"Do futebol conheci a pior das misérias, da vida desgraçada de gente caída do plinto das suas estátuas de barro à corrupção infame e nunca castigada. Do futebol conheci a alegria infinita das vitórias sempre efémeras e o consolo caloroso de afeições que ficarão eternas. Por dentro e por fora, tantos anos como jornalista, outros na lufa-lufa constante dos balneários como naquele tempo mágico da selecção nacional, de 2003 a 2006, quando Portugal fez o que nunca foi feito, com a final do Campeonato da Europa e a meia-final do Campeonato do Mundo, jogando de uma forma ofensiva e exuberante que jamais fez parte da filosofia das equipas que lhe sucederam, incluindo a que ganhou o título em França.
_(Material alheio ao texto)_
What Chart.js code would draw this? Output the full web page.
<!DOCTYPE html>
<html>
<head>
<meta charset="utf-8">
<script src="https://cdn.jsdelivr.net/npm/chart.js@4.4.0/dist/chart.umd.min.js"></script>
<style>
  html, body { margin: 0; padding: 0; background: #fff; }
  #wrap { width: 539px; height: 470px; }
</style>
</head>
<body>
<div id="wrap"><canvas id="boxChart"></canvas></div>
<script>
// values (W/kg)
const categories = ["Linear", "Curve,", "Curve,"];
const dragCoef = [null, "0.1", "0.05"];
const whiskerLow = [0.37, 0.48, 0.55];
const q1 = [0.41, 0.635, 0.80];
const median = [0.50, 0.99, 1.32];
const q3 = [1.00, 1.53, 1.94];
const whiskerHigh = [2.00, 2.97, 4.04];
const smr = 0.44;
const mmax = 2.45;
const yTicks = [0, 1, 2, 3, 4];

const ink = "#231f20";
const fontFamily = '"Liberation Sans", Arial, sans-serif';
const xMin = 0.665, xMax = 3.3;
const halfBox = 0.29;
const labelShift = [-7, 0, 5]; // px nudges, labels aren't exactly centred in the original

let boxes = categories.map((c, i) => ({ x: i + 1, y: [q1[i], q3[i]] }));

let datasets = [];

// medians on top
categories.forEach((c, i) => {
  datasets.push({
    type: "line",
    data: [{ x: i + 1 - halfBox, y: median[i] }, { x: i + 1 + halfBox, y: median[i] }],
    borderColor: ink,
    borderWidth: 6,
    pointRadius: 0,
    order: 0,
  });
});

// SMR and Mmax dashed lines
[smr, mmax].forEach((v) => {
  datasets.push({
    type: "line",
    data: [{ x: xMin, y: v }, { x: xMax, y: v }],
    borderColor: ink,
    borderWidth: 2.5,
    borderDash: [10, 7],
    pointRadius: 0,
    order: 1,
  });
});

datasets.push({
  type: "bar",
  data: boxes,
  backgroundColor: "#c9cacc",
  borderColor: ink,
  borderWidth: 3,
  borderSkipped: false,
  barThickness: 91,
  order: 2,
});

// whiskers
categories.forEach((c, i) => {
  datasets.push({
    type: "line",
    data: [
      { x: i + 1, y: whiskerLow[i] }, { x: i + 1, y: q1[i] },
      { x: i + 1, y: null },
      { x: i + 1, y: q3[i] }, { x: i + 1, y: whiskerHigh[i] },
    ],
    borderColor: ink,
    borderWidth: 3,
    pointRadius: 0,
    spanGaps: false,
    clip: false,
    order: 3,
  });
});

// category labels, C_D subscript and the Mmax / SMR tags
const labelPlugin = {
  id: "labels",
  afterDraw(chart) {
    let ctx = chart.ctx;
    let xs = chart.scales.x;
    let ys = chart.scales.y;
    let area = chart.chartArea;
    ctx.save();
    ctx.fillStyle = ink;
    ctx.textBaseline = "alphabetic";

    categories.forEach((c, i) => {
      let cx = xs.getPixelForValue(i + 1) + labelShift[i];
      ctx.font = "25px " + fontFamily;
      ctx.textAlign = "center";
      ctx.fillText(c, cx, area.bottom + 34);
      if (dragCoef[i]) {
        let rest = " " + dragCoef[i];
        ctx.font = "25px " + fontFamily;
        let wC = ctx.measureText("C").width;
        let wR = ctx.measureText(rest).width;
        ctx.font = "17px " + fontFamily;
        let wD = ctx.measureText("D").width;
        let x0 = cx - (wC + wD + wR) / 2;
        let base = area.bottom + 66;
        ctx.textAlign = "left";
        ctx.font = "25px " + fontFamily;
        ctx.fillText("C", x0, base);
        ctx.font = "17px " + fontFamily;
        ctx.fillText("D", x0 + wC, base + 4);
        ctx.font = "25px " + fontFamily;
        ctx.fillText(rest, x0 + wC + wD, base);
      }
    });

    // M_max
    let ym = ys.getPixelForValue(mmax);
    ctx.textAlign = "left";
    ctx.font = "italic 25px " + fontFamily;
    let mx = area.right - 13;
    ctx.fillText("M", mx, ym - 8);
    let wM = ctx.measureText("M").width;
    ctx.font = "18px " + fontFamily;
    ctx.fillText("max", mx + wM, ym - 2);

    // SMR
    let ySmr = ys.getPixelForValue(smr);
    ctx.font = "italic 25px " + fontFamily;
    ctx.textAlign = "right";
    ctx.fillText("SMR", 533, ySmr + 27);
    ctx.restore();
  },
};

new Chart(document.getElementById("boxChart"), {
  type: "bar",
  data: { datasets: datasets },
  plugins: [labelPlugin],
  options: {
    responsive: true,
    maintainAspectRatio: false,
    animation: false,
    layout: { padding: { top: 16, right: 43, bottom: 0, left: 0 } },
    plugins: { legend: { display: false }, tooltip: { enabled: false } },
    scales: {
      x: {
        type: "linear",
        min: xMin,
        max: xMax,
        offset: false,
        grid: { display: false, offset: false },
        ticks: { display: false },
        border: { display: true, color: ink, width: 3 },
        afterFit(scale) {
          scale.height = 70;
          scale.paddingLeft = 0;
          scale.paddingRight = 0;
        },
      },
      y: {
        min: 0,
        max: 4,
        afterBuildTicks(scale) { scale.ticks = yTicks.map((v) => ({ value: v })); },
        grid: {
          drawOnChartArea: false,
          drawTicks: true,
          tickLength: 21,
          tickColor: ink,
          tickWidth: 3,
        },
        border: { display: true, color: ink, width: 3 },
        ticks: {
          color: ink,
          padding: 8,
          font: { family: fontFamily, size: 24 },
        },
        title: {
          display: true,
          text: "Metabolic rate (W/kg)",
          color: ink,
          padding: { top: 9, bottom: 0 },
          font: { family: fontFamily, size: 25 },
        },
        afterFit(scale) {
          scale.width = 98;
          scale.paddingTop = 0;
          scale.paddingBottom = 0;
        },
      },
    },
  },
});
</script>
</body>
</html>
Há uma expressão que todos usamos, aqueles que fui conhecendo ao longo de mais de três décadas de convivência, e que se prende com uma realidade que exige confiança mútua e inquebrável: mano. É o sublinhar de uma fraternidade. Não me recordo de quando conheci Jesualdo Ferreira, que os amigos tratam por Manel. Talvez quando ele treinava a Académica, ainda na casa dos trintas. Estive a seu lado quando conquistou um dos troféus mais encantadores, o do Torneio de Toulon, com uns sub-21 que tinham Rui Costa e Jorge Costa, João Oliveira Pinto e Capucho, Nelson e Brassard, por exemplo, numa altura em que só A Bola e o Record mandaram enviados-especiais, com o saudoso Carlos Arsénio. Acompanhei-o como adjunto de Toni, no Benfica, no Sevilha, no Bordéus, encontrei-o no Qatar, deu uma entrevista a este jornal anunciando que chegara ao fim da carreira, vamos falando de vez em quando, sinto-me verdadeiramente feliz por o ver feliz e por saber que ainda terá uma carreira para lá do final que tinha estabelecido e o sentir mais vivo do que nunca.
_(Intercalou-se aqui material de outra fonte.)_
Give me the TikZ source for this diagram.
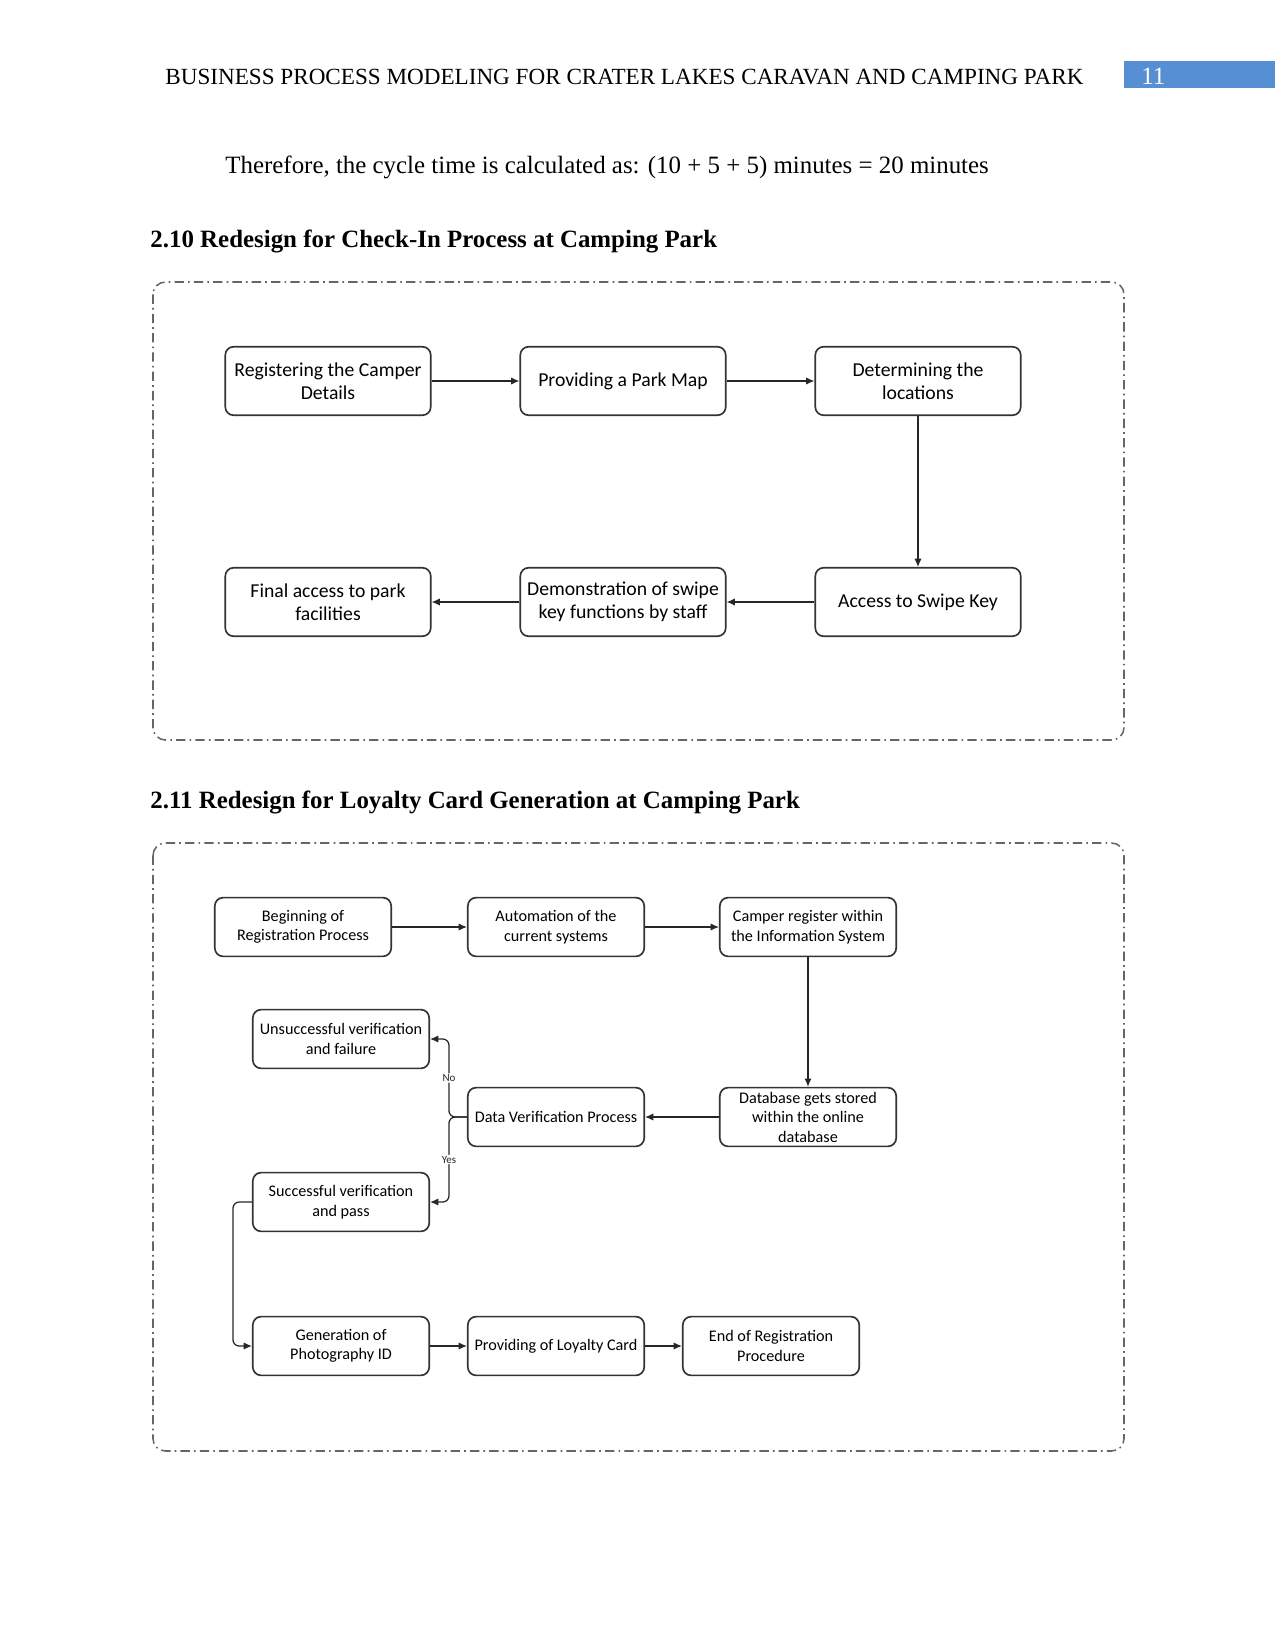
\documentclass[tikz,border=0pt]{standalone}
\usepackage{fontspec}
\setmainfont{Liberation Serif}
\newfontfamily\boxfont{Carlito}
\usetikzlibrary{arrows.meta, positioning}
\definecolor{pageblue}{RGB}{86,143,212}
\tikzset{
  procbox/.style={draw=black!80, rounded corners=4pt, line width=0.8pt, align=center,
    font=\boxfont\fontsize{9.5}{11}\selectfont, minimum width=99pt, minimum height=33pt, inner sep=1pt},
  smallbox/.style={procbox, minimum width=85pt, minimum height=28.3pt,
    font=\boxfont\fontsize{7.8}{9.4}\selectfont},
  flow/.style={-{Latex[length=4pt,width=3.5pt]}, line width=0.6pt, black!85},
  frame/.style={draw=black!60, dash pattern=on 4.5pt off 2pt on 0.8pt off 2pt, rounded corners=6pt, line width=0.75pt},
  tag/.style={font=\boxfont\fontsize{5.3}{6}\selectfont, fill=white, inner sep=0.5pt}
}
\begin{document}
\begin{tikzpicture}[x=0.016933cm, y=-0.016933cm]
  \useasboundingbox (0,0) rectangle (1275,1651);

  % page header and text
  \node[anchor=base west, inner sep=0, font=\fontsize{11.15}{13}\selectfont] (header) at (165,84)
    {BUSINESS PROCESS MODELING FOR CRATER LAKES CARAVAN AND CAMPING PARK};
  \fill[pageblue] (1124,61) rectangle (1275,88);
  \node[anchor=base west, inner sep=0, text=white, font=\fontsize{12}{14}\selectfont] (pagenum) at (1141,84) {11};
  \node[anchor=base west, inner sep=0, font=\fontsize{12}{14}\selectfont] (cycle) at (225,173)
    {Therefore, the cycle time is calculated as: (10 + 5 + 5) minutes = 20 minutes};
  \node[anchor=base west, inner sep=0, font=\bfseries\fontsize{12}{14}\selectfont] (head1) at (150,247)
    {2.10 Redesign for Check-In Process at Camping Park};
  \node[anchor=base west, inner sep=0, font=\bfseries\fontsize{12}{14}\selectfont] (head2) at (150,808)
    {2.11 Redesign for Loyalty Card Generation at Camping Park};

  % check-in process
  \draw[frame] (153,282) rectangle (1124,740);
  \node[procbox] (register) at (328,381) {Registering the Camper\\Details};
  \node[procbox] (parkmap) at (623,381) {Providing a Park Map};
  \node[procbox] (locations) at (918,381) {Determining the\\locations};
  \node[procbox] (swipekey) at (918,602) {Access to Swipe Key};
  \node[procbox] (demo) at (623,602) {Demonstration of swipe\\key functions by staff};
  \node[procbox] (facilities) at (328,602) {Final access to park\\facilities};
  \draw[flow] (register) -- (parkmap);
  \draw[flow] (parkmap) -- (locations);
  \draw[flow] (locations) -- (swipekey);
  \draw[flow] (swipekey) -- (demo);
  \draw[flow] (demo) -- (facilities);

  % loyalty card generation
  \draw[frame] (153,843) rectangle (1124,1451);
  \node[smallbox] (begin) at (303,927) {Beginning of\\Registration Process};
  \node[smallbox] (automate) at (556,927) {Automation of the\\current systems};
  \node[smallbox] (infosys) at (808,927) {Camper register within\\the Information System};
  \node[smallbox] (database) at (808,1117) {Database gets stored\\within the online\\database};
  \node[smallbox] (verify) at (556,1117) {Data Verification Process};
  \node[smallbox] (fail) at (341,1039) {Unsuccessful verification\\and failure};
  \node[smallbox] (pass) at (341,1202) {Successful verification\\and pass};
  \node[smallbox] (photoid) at (341,1346) {Generation of\\Photography ID};
  \node[smallbox] (loyalty) at (556,1346) {Providing of Loyalty Card};
  \node[smallbox] (finish) at (771,1346) {End of Registration\\Procedure};
  \draw[flow] (begin) -- (automate);
  \draw[flow] (automate) -- (infosys);
  \draw[flow] (infosys) -- (database);
  \draw[flow] (database) -- (verify);
  \draw[flow, rounded corners=3pt] (verify.west) -- ++(-18,0) |- node[tag, pos=0.25] {No} (fail.east);
  \draw[flow, rounded corners=3pt] (verify.west) -- ++(-18,0) |- node[tag, pos=0.25] {Yes} (pass.east);
  \draw[flow, rounded corners=3pt] (pass.west) -- ++(-19,0) |- (photoid.west);
  \draw[flow] (photoid) -- (loyalty);
  \draw[flow] (loyalty) -- (finish);
\end{tikzpicture}
\end{document}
Em Novembro de 1991 foi com um peso na alma que me dirigi ao Hospital da Cruz Vermelha para, à cabeceira do Rui Águas, falar com ele longamente sobre o momento negro de Kiev em que viu a perna quebrar-se como se fosse um ramo de árvore naquela que ele garante ter sido a pior noite da sua vida de futebolista.
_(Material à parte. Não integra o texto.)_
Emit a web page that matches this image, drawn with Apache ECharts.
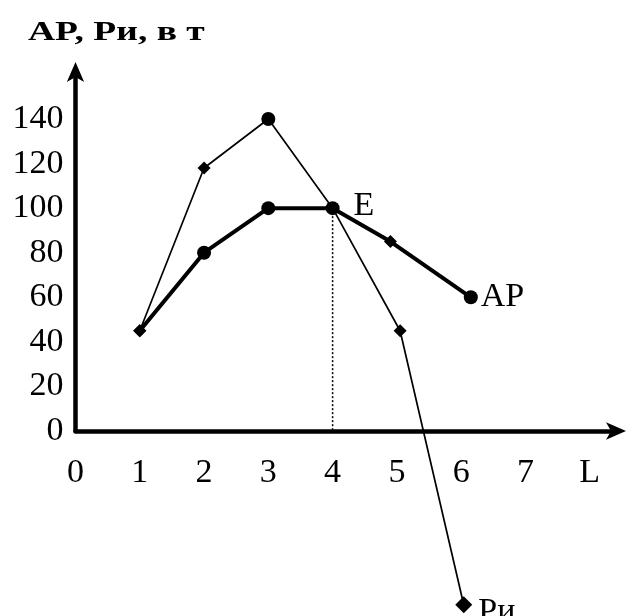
<!DOCTYPE html>
<html>
<head>
<meta charset="utf-8">
<script src="https://cdn.jsdelivr.net/npm/echarts@6/dist/echarts.min.js"></script>
<style>
    html, body { margin: 0; padding: 0; background: #fff; }
    #chart { width: 630px; height: 616px; }
</style>
</head>
<body>
<div id="chart"></div>
<script>
// значения с графика
var xTicks = ['0', '1', '2', '3', '4', '5', '6', '7', 'L'];
var yTicks = [0, 20, 40, 60, 80, 100, 120, 140];
var apX = [1, 2, 3, 4, 4.9, 6.15];
var apY = [45, 80, 100, 100, 85, 60];
var riX = [1, 2, 3, 4, 5.05, 6.04];
var riY = [45, 118, 140, 100, 45, -78];
var eX = 4;
var eY = 100;

var font = 'Liberation Serif';
// маркеры точек
var apMarks = ['diamond', 'circle', 'circle', 'circle', 'diamond', 'circle'];
var riMarks = ['diamond', 'diamond', 'circle', 'none', 'diamond', 'diamond'];

function markSize(m, last) {
    if (m == 'circle') return 14;
    return last ? 17 : 13;
}

var apData = apX.map(function (x, i) {
    var item = { value: [x, apY[i]], symbol: apMarks[i], symbolSize: markSize(apMarks[i], false) };
    if (i == apX.length - 1) {
        item.label = { show: true, formatter: 'AP', position: 'right', distance: 3 };
    }
    if (apX[i] == eX && apY[i] == eY) {
        item.label = { show: true, formatter: 'E', position: 'right', distance: 12, offset: [2, -2] };
    }
    return item;
});

var riData = riX.map(function (x, i) {
    var last = i == riX.length - 1;
    var item = { value: [x, riY[i]], symbol: riMarks[i], symbolSize: markSize(riMarks[i], last) };
    if (last) {
        item.label = { show: true, formatter: 'Pи', position: 'right', distance: 6, offset: [0, 7] };
    }
    return item;
});

var myChart = echarts.init(document.getElementById('chart'));

var option = {
    animation: false,
    backgroundColor: '#fff',
    textStyle: { fontFamily: font, color: '#000' },
    // подпись оси Y (растянута по ширине, как в оригинале)
    graphic: [{
        type: 'text',
        x: 28,
        y: 33,
        scaleX: 1.39,
        style: {
            text: 'AP, Pи, в т',
            font: 'bold 27px "Liberation Serif"',
            fill: '#000',
            verticalAlign: 'middle'
        }
    }],
    grid: { left: 75.5, right: 12, top: 70, bottom: 185 },
    xAxis: {
        type: 'value',
        min: 0,
        max: 8.44,
        interval: 1,
        axisLine: {
            onZero: false,
            symbol: ['none', 'arrow'],
            symbolSize: [13, 20],
            symbolOffset: [0, 8],
            lineStyle: { color: '#000', width: 4.5 }
        },
        axisTick: { show: false },
        splitLine: { show: false },
        axisLabel: {
            margin: 25,
            fontSize: 34,
            fontFamily: font,
            color: '#000',
            showMaxLabel: false,
            formatter: function (v) {
                return Number.isInteger(v) && v < xTicks.length ? xTicks[v] : '';
            }
        }
    },
    yAxis: {
        type: 'value',
        min: 0,
        max: 162,
        interval: 20,
        axisLine: {
            show: true,
            symbol: ['none', 'arrow'],
            symbolSize: [13, 20],
            symbolOffset: [0, 8],
            lineStyle: { color: '#000', width: 4.5 }
        },
        axisTick: { show: false },
        splitLine: { show: false },
        axisLabel: {
            margin: 12,
            fontSize: 34,
            fontFamily: font,
            color: '#000',
            showMaxLabel: false,
            formatter: function (v) {
                return yTicks.indexOf(v) >= 0 ? String(v) : '';
            }
        }
    },
    series: [
        {
            name: 'E',
            type: 'line',
            data: [[eX, eY], [eX, 0]],
            symbol: 'none',
            lineStyle: { color: '#000', width: 1.5, type: [2, 2] },
            z: 1
        },
        {
            name: 'Pи',
            type: 'line',
            data: riData,
            clip: false,
            lineStyle: { color: '#000', width: 1.7 },
            itemStyle: { color: '#000' },
            label: { fontFamily: font, fontSize: 34, color: '#000' },
            z: 2
        },
        {
            name: 'AP',
            type: 'line',
            data: apData,
            clip: false,
            lineStyle: { color: '#000', width: 4 },
            itemStyle: { color: '#000' },
            label: { fontFamily: font, fontSize: 34, color: '#000' },
            z: 3
        }
    ]
};

myChart.setOption(option);
</script>
</body>
</html>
Há um ano estive com o meu velho irmão bairradino Toni e com o seu filho, também António Oliveira, no Koweit, observando o seu trabalho no Kazma. Como não querer que a aventura que agora se rasga nos seus horizontes, no Santos que foi de Pelé, o melhor jogador que alguma vez vi, e de quem fiquei, mais tarde, igualmente amigo, se abra com a luminosidade de um final de tarde na praia de Embaré, em frente à Avenida Bartolomeu de Gusmão, o homem que sonhou com a Passarola? De certa forma vou com eles. Eu vou com os meus amigos para o fim de cada mundo, embalado, como dizia Goethe, pelo concurso melodioso das estrelas fraternais. São meus manos. Cabem sempre na largura interminável de um abraço companheiro."